Saturday, April 9, 2016

The War in Ethiopia (1978)

From the March 1978 issue of the Socialist Standard

The fighting now taking place in Ethiopia is a tragic testimony to the cynicism and ambition of the major capitalist powers, including Russia. The strategic plotting of the Russian ruling class has led to a situation where destitute African peasants, exhorted to sacrifice themselves for nationalist ends, use Russian-supplied weapons to murder each other. It is the policies of the governments of Somalia and Ethiopia, plus those of the superpowers, which explain how this has come to happen.

In 1969 a military coup took place in Somalia, and Major-General Mohammed Barre became head of state. The new rulers claimed to be revolutionaries, and spoke loftily of establishing “Scientific Socialism”. The only legal political party is the so-called Somali Socialist Revolutionary Party, of which Barre is the Secretary-General. In fact, Barre’s government pursued a policy of as rapid as possible a development of capitalism in what was and remains a very backward country, with subsistence wages and almost no health service. The method was that of state capitalism, with the land and many companies being nationalized. Their revolutionary rhetoric did not however prevent them from accepting American financial aid, which was used to build a port at Kismayu in the south of the country. But the greatest support came from Russia, which supplied Somalia with weapons and helped to make the city of Berbera a well-equipped port and naval base which could be used by the Russian navy. Missile storage facilities were also built, again for Russian use —an ironic priority in a country without a single mile of railway track. It was clear that Russia was hoping to make Somalia into a Russian military base on the Indian Ocean, and a counter in Eastern Africa to Ethiopia, then ruled by Emperor Haile Selassie’s savage Christian dictatorship.

Murderous Struggle
Then in 1974 the Ethiopian army deposed Selassie. A murderous struggle for power among various political and military factions ensued, but again the new rulers, the Dergue, claimed to be revolutionary Marxists. In December of the same year, Ethiopia was officially declared to be a “Socialist” state. As in Somalia, the government actually pursued a policy of state capitalism, nationalizing the land and various branches of industry, as the quickest way to develop the forces of production.
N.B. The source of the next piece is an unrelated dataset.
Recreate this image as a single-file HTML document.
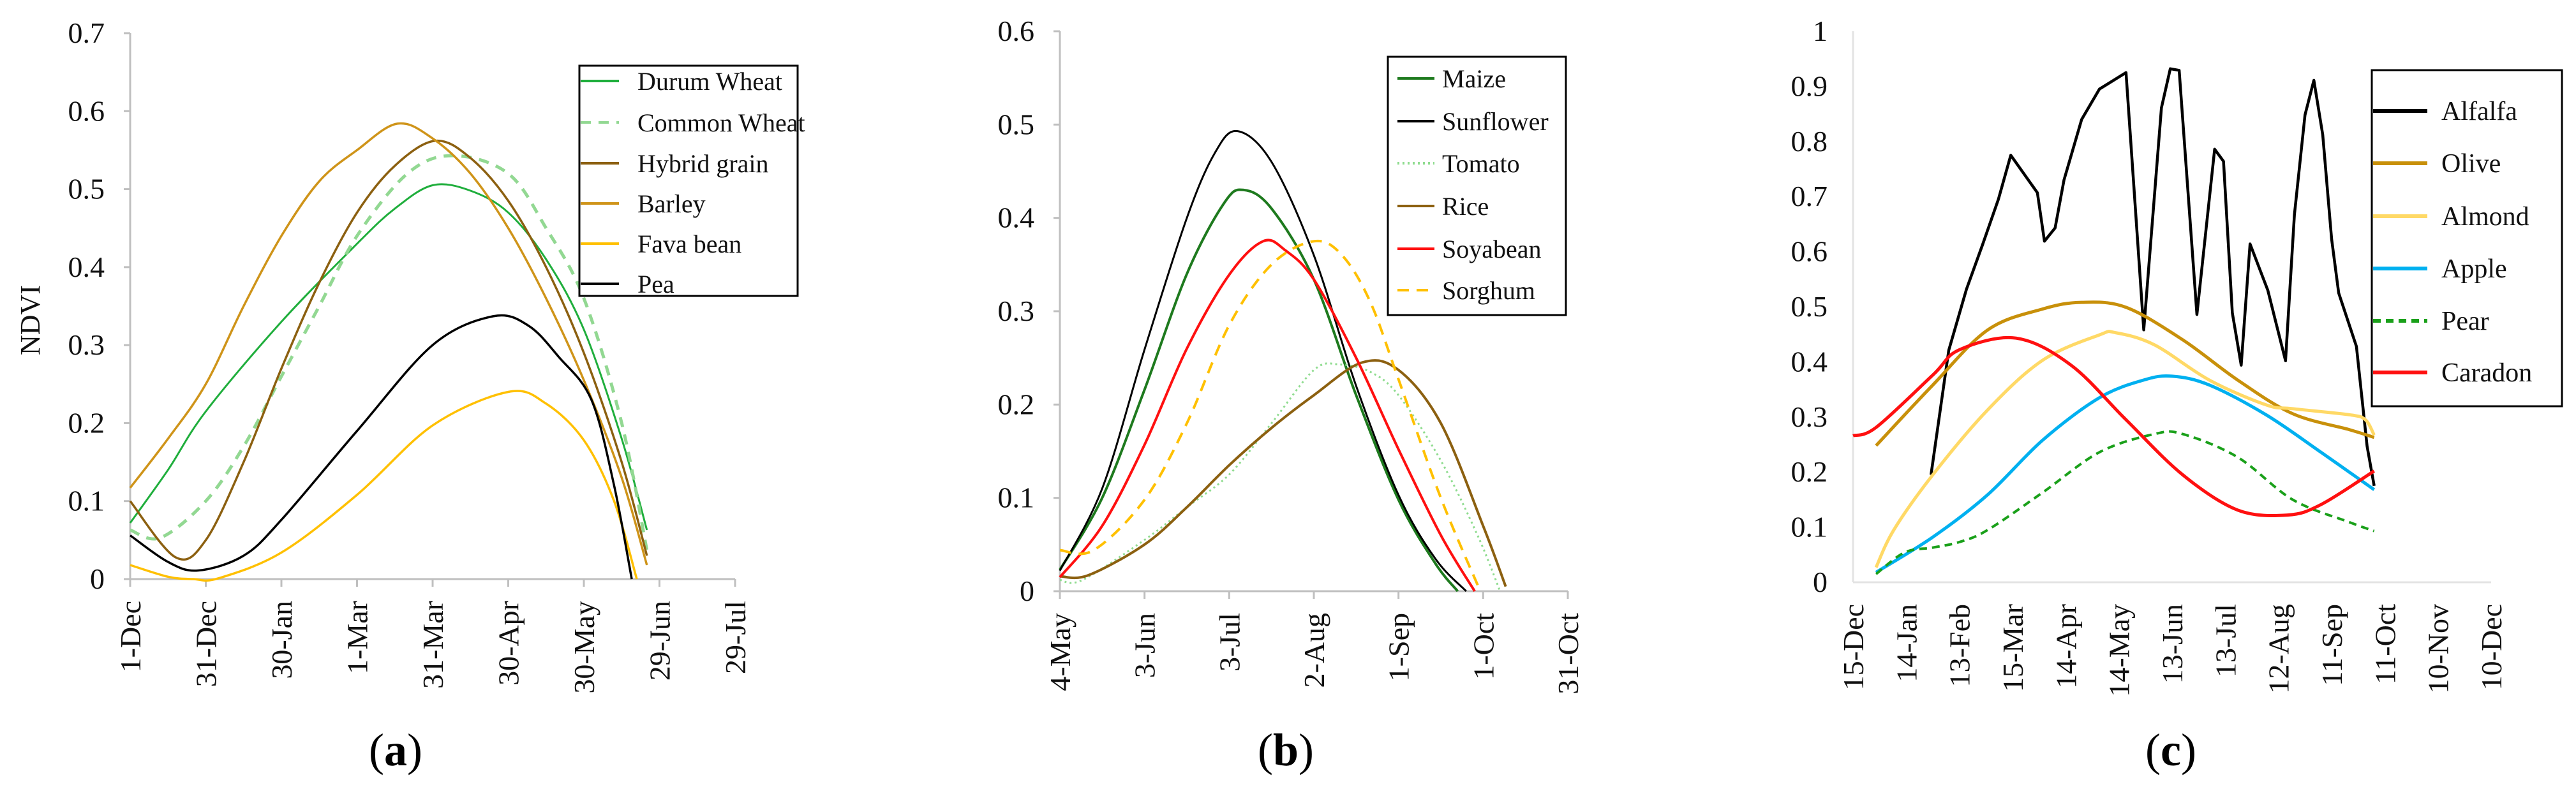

The Russians saw their chance again, and supplied arms to Ethiopia. As the Somali- supported separatist guerrilla war in the northern province of Eritrea (which was only fully incorporated into Ethiopia in 1962) spread and the separatists occupied large parts of Eritrea, Russian and Cuban advisors were sent to help the Ethiopian government. Meanwhile a Somali-backed revolt was taking place in Ogaden, in the western part of Ethiopia.

For a while the Russians were able to back both sides in this way. But in November last year, the Somali government expelled their Russian “advisers”, and asked the Americans to supply more arms. The Russians thus lost access to the port facilities at Berbera, and are now defending the Ethiopian government against alleged Somali aggression. The Eritrean People’s Liberation Front, as it is called, is just the kind of “national liberation movement” that the Russians have supported in some parts of the world — and fought in others — when it suited them to do so. In Eritrea, now, Russian planes and rockets are used against the guerrillas. Eritrea contains Ethiopia’s main Red Sea port, Massawa, a prize that would help compensate the Russians for the loss of Berbera. The Russians may have decided that Eritrea is not viable—or sufficiently useful to them—as an independent state, and so are concentrating their efforts on keeping Ethiopia intact and friendly to Moscow.

The Dergue, the present military government of Ethiopia, operates with the usual brutality of a dictatorship. Since 1974 thousands of people have been imprisoned, and hundreds executed, for political activity hostile to the government. The Ethiopian air force’s tactics in Eritrea include the bombing of civilians in towns captured by the guerrillas. Peasants who refuse to be conscripted into the Ethiopian army are said to be killed in front of their families. Flour given by the Red Cross to relieve a famine in Ogaden has been commandeered by the army. The Dergue is no more than an old-fashioned military dictatorship.

Reports that the Russians have been actually involved in the fighting on behalf of Ethiopia have not been independently confirmed. No doubt the Russians would prefer not to risk their own troops in pursuit of their ambitions, but to let the Ethiopians and Somalis shoot it out between themselves. Their economic policies show that the Somali and Ethiopian governments have a great deal in common, though both may have something to gain by invading the other. The ones with nothing to gain in any of this are the workers and peasants, the ones who do the actual fighting and dying. In order to defend their own military bases and gain control of strategic routes, the Russian ruling class are quite prepared to foster and support wars between other nations, where the real losers are the ordinary people concerned, who face death, hunger and homelessness in a cause not their own.